To be done: Your output must consist solely of the lines from the "Convert this chart to Altair code." line through the "import pandas as pd" line, exactly as written, without images.

Listed records:
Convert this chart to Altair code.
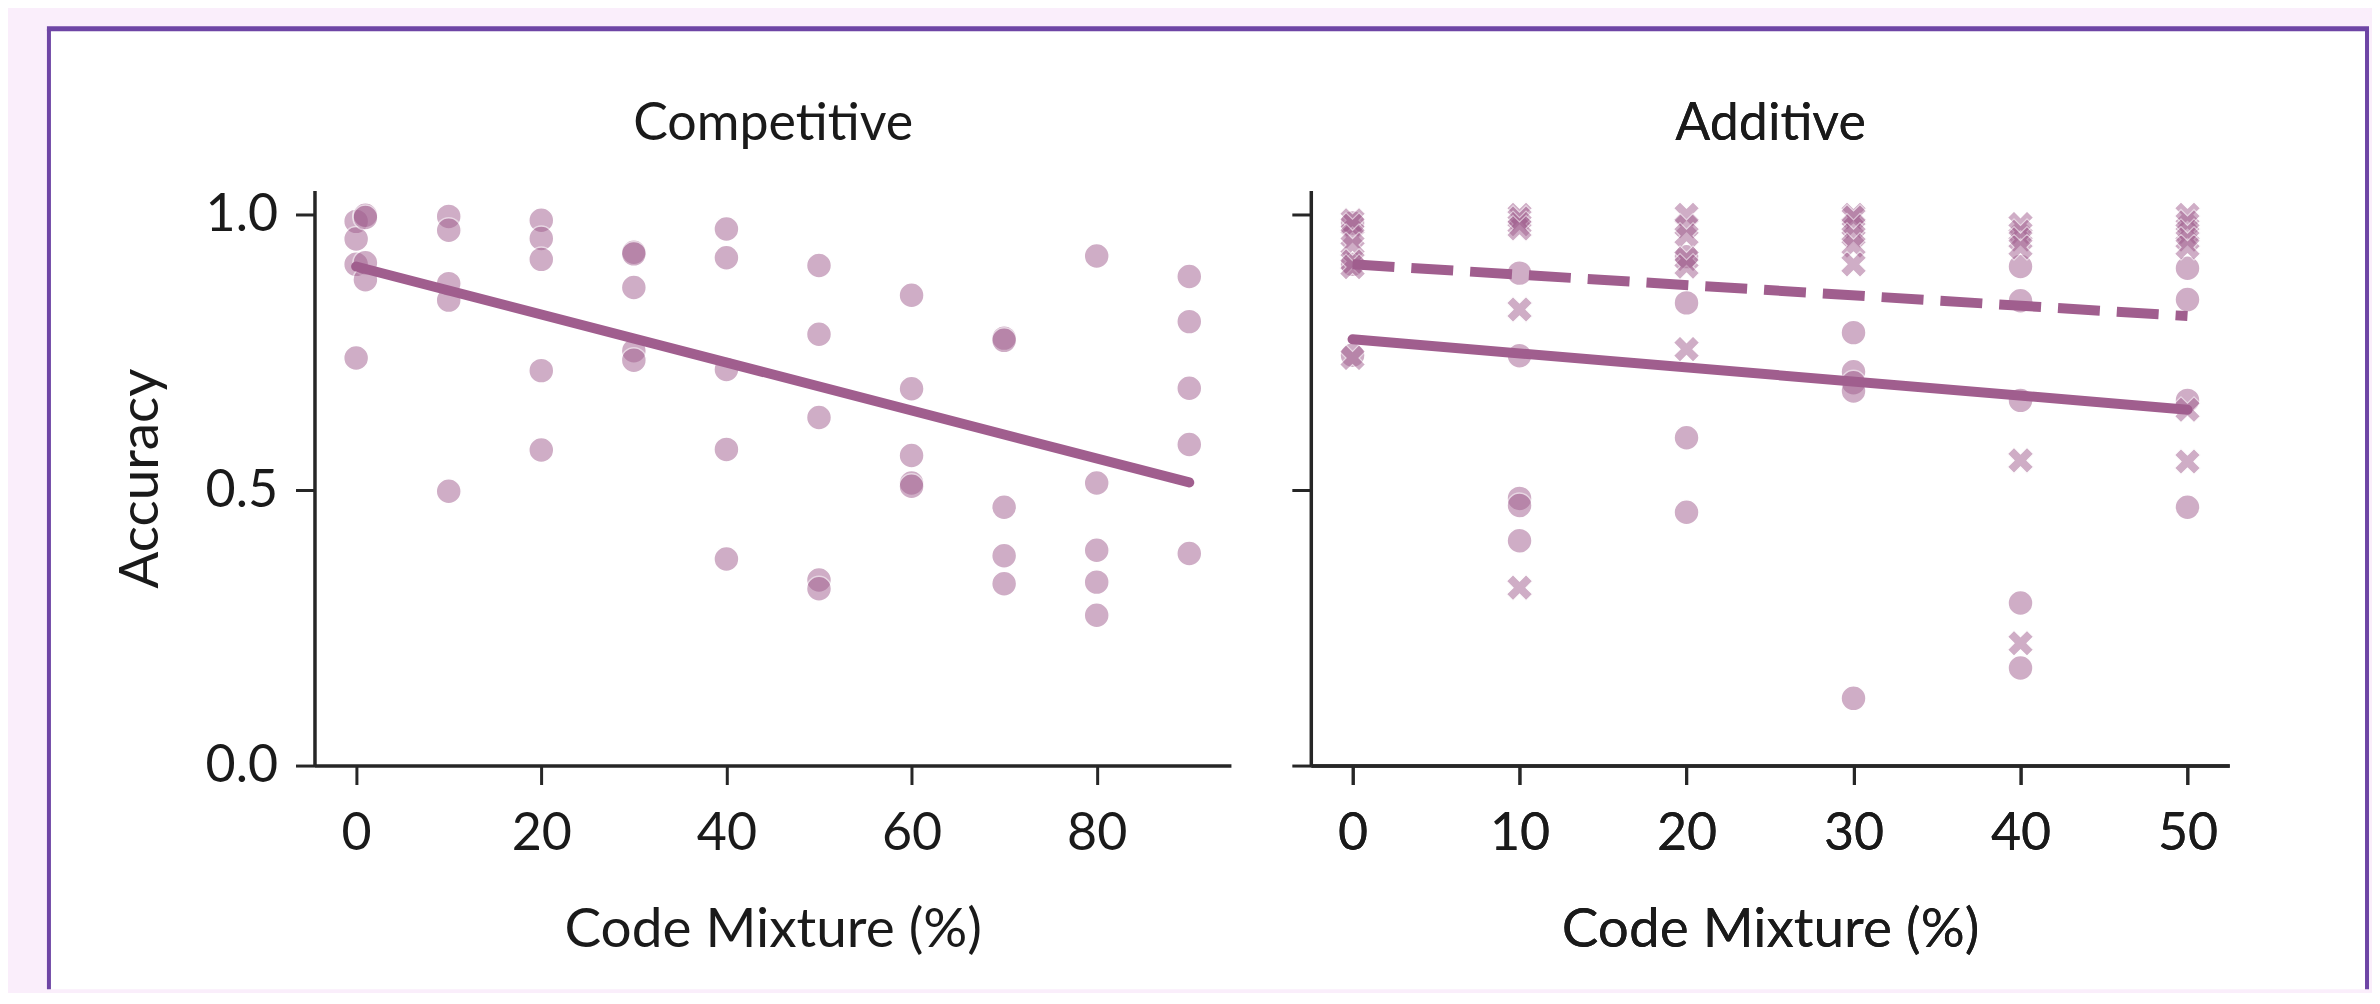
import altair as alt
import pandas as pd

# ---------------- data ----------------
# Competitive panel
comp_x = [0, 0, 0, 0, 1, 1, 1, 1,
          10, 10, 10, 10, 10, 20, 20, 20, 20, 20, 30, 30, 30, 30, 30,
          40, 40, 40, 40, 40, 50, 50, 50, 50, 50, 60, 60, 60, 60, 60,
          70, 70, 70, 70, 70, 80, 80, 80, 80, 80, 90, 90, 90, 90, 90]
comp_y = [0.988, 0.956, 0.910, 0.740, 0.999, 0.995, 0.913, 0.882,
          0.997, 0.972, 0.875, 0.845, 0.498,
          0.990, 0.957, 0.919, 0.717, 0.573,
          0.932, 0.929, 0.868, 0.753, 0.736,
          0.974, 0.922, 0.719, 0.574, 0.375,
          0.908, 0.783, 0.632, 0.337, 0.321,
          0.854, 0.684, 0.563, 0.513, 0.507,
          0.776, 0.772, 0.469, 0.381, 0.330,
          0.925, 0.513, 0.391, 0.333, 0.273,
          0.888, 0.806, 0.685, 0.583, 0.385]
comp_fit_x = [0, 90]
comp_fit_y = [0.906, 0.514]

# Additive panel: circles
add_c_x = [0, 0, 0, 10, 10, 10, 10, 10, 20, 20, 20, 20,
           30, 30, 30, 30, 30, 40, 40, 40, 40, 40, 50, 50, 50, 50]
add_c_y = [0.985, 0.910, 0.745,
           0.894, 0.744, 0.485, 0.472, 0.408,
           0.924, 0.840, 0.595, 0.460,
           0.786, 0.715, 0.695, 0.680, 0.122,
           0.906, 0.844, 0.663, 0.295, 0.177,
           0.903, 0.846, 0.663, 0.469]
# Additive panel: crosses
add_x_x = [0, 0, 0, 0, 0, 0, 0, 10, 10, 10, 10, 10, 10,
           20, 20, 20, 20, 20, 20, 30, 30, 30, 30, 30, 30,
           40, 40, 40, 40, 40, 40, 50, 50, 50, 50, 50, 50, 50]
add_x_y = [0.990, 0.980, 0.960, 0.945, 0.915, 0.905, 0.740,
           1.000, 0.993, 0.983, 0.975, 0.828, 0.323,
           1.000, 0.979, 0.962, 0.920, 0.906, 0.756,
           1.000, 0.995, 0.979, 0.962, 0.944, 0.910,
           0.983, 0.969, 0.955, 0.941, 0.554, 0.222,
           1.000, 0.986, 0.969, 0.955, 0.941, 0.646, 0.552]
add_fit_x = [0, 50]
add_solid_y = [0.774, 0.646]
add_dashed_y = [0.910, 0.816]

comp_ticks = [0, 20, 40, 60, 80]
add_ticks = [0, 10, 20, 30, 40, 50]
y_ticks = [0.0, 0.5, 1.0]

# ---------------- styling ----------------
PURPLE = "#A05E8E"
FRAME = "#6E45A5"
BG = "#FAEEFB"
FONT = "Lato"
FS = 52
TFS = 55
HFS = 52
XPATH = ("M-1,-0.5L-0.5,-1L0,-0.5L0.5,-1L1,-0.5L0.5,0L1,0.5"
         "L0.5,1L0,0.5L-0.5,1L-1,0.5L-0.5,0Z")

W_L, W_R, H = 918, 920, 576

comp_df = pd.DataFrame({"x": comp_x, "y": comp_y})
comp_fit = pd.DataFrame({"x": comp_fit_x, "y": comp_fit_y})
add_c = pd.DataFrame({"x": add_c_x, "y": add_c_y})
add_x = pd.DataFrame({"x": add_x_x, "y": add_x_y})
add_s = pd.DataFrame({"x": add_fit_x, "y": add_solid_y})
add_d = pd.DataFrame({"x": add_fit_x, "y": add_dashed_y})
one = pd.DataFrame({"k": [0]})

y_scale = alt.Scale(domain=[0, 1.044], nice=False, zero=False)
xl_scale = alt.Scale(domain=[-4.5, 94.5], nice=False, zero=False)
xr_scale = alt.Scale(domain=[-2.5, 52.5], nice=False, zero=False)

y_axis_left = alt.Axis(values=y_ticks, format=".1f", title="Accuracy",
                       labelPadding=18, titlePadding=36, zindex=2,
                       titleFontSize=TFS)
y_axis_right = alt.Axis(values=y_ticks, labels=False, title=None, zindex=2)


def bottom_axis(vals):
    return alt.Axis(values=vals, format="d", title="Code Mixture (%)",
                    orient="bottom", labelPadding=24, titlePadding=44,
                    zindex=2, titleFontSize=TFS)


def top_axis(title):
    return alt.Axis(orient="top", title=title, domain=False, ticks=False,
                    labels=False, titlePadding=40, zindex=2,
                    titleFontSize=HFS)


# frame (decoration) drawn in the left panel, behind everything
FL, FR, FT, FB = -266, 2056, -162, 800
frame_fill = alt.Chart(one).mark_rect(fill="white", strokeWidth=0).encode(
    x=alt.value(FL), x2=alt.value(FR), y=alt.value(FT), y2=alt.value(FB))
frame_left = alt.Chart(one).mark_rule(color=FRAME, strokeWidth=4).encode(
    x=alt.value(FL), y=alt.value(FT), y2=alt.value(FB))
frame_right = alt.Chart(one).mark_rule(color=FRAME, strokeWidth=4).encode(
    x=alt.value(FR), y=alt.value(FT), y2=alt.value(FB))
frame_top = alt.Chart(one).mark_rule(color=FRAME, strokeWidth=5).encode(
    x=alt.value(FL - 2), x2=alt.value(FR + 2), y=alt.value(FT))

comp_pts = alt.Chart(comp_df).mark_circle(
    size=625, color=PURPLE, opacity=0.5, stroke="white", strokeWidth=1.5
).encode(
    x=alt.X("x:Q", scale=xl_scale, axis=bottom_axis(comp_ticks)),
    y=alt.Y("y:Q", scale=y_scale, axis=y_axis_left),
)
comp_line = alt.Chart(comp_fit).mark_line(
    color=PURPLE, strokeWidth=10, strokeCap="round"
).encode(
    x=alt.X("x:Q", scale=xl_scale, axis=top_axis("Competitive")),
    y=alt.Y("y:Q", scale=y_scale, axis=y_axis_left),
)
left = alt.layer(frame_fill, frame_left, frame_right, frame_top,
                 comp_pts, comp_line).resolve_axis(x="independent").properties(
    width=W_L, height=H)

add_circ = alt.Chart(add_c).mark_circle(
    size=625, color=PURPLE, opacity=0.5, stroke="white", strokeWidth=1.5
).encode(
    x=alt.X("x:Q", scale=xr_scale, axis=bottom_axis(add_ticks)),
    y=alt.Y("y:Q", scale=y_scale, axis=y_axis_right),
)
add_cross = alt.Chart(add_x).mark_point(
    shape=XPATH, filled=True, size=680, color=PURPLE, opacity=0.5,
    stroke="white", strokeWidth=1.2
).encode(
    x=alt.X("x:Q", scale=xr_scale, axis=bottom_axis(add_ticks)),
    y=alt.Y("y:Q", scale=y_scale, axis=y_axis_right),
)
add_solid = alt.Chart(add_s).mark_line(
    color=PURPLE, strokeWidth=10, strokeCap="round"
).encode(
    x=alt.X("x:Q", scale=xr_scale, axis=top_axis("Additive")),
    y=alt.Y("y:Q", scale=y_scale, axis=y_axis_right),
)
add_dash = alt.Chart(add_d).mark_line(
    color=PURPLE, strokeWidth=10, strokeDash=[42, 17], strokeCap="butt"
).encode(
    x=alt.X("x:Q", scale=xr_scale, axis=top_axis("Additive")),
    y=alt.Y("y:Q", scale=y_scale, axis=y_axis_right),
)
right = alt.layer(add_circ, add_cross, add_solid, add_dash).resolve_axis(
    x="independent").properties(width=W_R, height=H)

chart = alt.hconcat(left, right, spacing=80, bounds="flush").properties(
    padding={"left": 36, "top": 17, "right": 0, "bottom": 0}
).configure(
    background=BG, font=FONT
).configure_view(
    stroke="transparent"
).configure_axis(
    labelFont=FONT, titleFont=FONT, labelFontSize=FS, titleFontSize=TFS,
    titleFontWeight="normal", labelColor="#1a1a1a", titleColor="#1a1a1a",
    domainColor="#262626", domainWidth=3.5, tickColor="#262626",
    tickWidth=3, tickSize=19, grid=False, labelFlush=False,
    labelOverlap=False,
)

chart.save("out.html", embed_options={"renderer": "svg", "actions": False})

...

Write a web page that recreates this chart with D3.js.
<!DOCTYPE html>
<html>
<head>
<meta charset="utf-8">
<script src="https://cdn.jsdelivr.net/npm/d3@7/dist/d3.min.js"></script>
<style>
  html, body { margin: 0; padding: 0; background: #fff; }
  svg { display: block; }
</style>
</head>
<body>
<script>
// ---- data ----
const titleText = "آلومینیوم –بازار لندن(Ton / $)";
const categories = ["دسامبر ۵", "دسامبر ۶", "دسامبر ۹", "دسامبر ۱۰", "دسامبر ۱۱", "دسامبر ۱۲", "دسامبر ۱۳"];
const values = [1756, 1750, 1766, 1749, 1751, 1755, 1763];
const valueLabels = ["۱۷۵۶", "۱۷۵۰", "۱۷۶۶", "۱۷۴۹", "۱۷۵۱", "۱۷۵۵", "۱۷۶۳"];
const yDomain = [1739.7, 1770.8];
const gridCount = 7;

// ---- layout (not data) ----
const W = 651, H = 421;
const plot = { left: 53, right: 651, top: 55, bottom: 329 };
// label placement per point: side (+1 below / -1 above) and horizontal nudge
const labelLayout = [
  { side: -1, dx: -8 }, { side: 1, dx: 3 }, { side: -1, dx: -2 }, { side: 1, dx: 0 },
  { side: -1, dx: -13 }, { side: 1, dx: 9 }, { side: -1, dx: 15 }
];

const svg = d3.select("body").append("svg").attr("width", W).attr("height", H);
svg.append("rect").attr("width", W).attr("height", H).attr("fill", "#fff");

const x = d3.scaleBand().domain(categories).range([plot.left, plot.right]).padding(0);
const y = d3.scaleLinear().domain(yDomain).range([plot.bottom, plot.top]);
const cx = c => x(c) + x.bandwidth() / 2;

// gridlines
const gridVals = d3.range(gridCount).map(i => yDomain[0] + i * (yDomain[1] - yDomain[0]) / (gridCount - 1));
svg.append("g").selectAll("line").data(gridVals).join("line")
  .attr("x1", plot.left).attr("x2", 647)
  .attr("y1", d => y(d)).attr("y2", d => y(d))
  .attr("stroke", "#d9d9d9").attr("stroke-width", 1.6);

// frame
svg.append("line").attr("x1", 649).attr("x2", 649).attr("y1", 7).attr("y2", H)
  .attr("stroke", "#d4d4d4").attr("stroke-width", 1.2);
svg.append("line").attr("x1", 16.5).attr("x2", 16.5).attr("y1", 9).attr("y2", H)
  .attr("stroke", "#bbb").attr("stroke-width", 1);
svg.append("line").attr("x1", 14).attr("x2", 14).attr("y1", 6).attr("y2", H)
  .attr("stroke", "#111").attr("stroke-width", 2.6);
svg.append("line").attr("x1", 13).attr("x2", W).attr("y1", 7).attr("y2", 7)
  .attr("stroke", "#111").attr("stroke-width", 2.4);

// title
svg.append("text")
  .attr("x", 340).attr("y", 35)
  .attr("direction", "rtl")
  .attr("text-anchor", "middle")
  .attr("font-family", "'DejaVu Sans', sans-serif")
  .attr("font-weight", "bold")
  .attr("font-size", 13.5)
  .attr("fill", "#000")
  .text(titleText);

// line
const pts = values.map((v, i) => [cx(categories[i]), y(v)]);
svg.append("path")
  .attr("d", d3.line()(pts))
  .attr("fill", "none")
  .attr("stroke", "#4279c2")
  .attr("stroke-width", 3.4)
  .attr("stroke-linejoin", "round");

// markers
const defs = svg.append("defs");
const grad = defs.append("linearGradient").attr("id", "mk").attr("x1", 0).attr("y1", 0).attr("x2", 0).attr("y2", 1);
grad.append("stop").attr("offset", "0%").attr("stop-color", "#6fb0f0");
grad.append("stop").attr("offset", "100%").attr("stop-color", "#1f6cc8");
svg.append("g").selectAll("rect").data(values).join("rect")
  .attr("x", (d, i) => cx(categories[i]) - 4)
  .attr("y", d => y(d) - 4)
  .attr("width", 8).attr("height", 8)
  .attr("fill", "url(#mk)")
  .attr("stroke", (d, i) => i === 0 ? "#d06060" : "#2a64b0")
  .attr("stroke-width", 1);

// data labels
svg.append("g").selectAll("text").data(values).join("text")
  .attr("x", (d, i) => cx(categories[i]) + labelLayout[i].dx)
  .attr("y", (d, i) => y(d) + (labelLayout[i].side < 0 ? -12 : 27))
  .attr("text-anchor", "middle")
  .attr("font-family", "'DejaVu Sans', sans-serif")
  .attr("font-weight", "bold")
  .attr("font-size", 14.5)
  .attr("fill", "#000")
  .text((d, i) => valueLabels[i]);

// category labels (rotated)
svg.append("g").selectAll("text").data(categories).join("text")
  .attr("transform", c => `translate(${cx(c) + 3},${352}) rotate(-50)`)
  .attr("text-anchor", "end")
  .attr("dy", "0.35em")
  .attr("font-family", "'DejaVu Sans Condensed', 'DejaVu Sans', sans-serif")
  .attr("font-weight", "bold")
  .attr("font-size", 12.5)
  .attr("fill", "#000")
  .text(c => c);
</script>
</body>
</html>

Task output:
Convert this chart to Altair code.
import altair as alt
import pandas as pd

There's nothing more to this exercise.